Polymarket traders price the CLARITY Act's passage at 38%. That number is generous.
While the headlines scream “Trump meets with pro-crypto senators” and “Ripple spends millions lobbying,” the liquidity trail tells a different story. The bill’s fate hinges not on technical merit, but on a single, unresolved conflict: the President’s personal financial interests. And that conflict is a systemic risk the market is underestimating.
Context: The Bill That Promised Certainty
The CLARITY Act (Crypto Legal Asset Regulatory and Investment Transparency Act) is the most ambitious attempt at federal crypto market structure legislation in US history. It proposes a dual-regulator framework: the SEC oversees tokens deemed securities, the CFTC handles commodities and non-security assets. For the first time, issuers would have a clear, pre-market rulebook—a stark contrast to the current regime of regulation by enforcement.
The bill cleared the Senate Banking Committee in May 2025 with a 15-9 vote. It now needs 60 votes to pass the full Senate before the August recess. The timeline is brutal: weeks remain. Yet the market’s best estimate—38% on Polymarket—already discounts a high probability of failure. I believe that discount is insufficient.
Core: Where the Flows Stop
Let’s dissect the three barriers. None are technical; they are political and personal.
- The ethics provision. The most contentious clause requires public officials to disclose and potentially divest from assets that create conflicts of interest with crypto regulation. Trump’s annual disclosure reveals he earned $635 million in royalties from his meme coin and approximately $515 million from World Liberty Financial token sales. The bill’s strongest supporter is also its biggest conflict. The ethics provision cannot be removed without destroying the bill’s credibility, yet keeping it risks the President’s veto or quiet opposition. This is not a negotiable detail—it is a structural flaw.
- Democratic opposition. Senator Elizabeth Warren has called the bill a “consumer protection giveaway” that would weaken investor safeguards. She demands stricter developer liability rules. The bill needs at least seven Democratic votes—a near-impossible ask with Warren leading the charge. Republicans cannot pass this alone.
- Time pressure. Senate Majority Leader Thune wants the bill on the floor before August 7. Each day spent negotiating ethics language drains the calendar. If the bill misses this window, it stalls until after the November 2026 midterms—a political vacuum that kills momentum.

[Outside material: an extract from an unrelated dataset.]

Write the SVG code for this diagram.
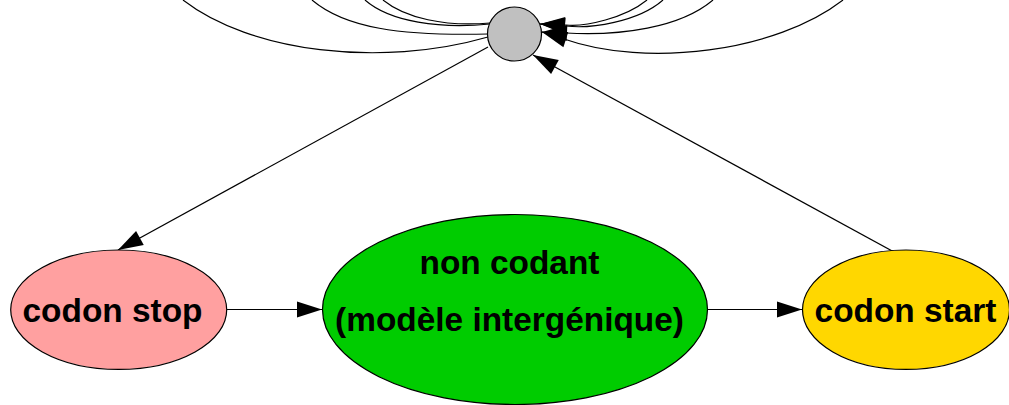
<svg xmlns="http://www.w3.org/2000/svg" width="1009" height="405" viewBox="0 0 1009 405">
<defs>
<style>
.edge{fill:none;stroke:#000;stroke-width:1.2}
.node{stroke:#000;stroke-width:1.2}
.lbl{font-family:"Liberation Sans",Arial,sans-serif;font-weight:bold;font-size:33.4px;fill:#000;text-anchor:middle}
</style>
<marker id="arr" markerUnits="userSpaceOnUse" markerWidth="26" markerHeight="18" refX="25" refY="8" orient="auto" overflow="visible">
<path d="M0,0 L25,8 L0,16 Z" fill="#000"/>
</marker>
</defs>
<rect width="1009" height="405" fill="#fff"/>
<g id="connectors">
<path class="edge" d="M183,0 C250,52 380,68 488,37"/>
<path class="edge" d="M312,0 C345,28 400,36 488,34"/>
<path class="edge" d="M365,0 C390,22 440,29 490,24"/>
<path class="edge" d="M383,0 C405,18 445,27 490,23"/>
<path class="edge" d="M843,0 C776,52 646,68 564,39 L542,32" marker-end="url(#arr)"/>
<path class="edge" d="M713,0 C680,28 620,36 566,33 L542,32" marker-end="url(#arr)"/>
<path class="edge" d="M663,0 C638,22 590,29 566,26 L540,24" marker-end="url(#arr)"/>
<path class="edge" d="M647,0 C625,18 585,27 566,25 L540,24" marker-end="url(#arr)"/>
<path class="edge" d="M488,47 L118,250" marker-end="url(#arr)"/>
<path class="edge" d="M905,258 L533,55" marker-end="url(#arr)"/>
<path class="edge" d="M227,309.5 L322,309.5" marker-end="url(#arr)"/>
<path class="edge" d="M707,309.5 L802,309.5" marker-end="url(#arr)"/>
</g>
<g id="node-hub">
<circle class="node" cx="514.5" cy="34" r="27" fill="#c0c0c0"/>
</g>
<g id="node-stop">
<ellipse class="node" cx="118.7" cy="309.7" rx="108" ry="59.7" fill="#ffa0a0"/>
<text class="lbl" x="112.5" y="322">codon stop</text>
</g>
<g id="node-noncodant">
<ellipse class="node" cx="515" cy="309.5" rx="192.5" ry="95" fill="#00cc00"/>
<text class="lbl" x="509.5" y="273.5">non codant</text>
<text class="lbl" x="509.5" y="331">(modèle intergénique)</text>
</g>
<g id="node-start">
<ellipse class="node" cx="906" cy="309.7" rx="103.5" ry="59.7" fill="#ffd700"/>
<text class="lbl" x="905.5" y="322">codon start</text>
</g>
</svg>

Quantitatively, the 38% probability implies the market believes there is roughly a 1-in-3 chance of overcoming all three. Based on my experience auditing protocol tokenomics and political risk, I assign a probability closer to 20%. The ethics provision alone is a political landmine that no amount of lobbying can defuse quickly. Ripple’s millions buy access, not votes.
Contrarian: The Decoupling Delusion
The prevailing narrative is that regulatory clarity will unlock institutional capital and trigger a new bull cycle. I see the opposite: the narrative itself is a bubble. The market has become addicted to the idea that a single bill will solve the US crypto regulatory problem. This ignores the reality that the CLARITY Act, if passed, will face immediate legal challenges from consumer advocacy groups and likely the SEC itself. The litigation over its constitutionality could take years. The “clarity” is an illusion—a temporary policy patch, not a permanent solution.
More importantly, the macroeconomic environment is already shifting. Global liquidity is tightening. The Federal Reserve’s quantitative tightening shows no signs of reversing. Institutional capital is flowing to jurisdictions with established frameworks—Singapore, Hong Kong, UAE—not waiting for American legislative drama. The US risks becoming a laggard, not a leader.
And here is the blind spot: even if CLARITY passes, the tokens that benefit most—XRP, SOL, ADA—have already priced in a significant “compliance premium.” That premium disappears if the bill fails, resulting in a 30-50% correction for those assets. The asymmetry is heavily skewed to the downside.
Takeaway: Position for the Signal, Not the Noise
Thursday’s meeting between Trump, Lummis, Tillis, and Moreno is the signal. If they emerge with a concrete ethics compromise, Polymarket probability will spike to 60%+, offering a short-term rally. If they release a vague statement or—worse—acknowledge no progress, expect the 38% to collapse to 20%. That triggers a sell-off across US-exposed tokens.
Watch the flow. Ignore the noise. The dollar flows to clearer skies. I am reducing my US-centric crypto exposure and adding positions in Singapore-licensed exchanges and DeFi protocols with legal domiciles outside the United States. The bet is not on which legislation passes; it is on where liquidity actually settles.
Arbitrage closes; liquidity remains. This bill is an arbitrage opportunity, not a fundamental shift. Trade accordingly.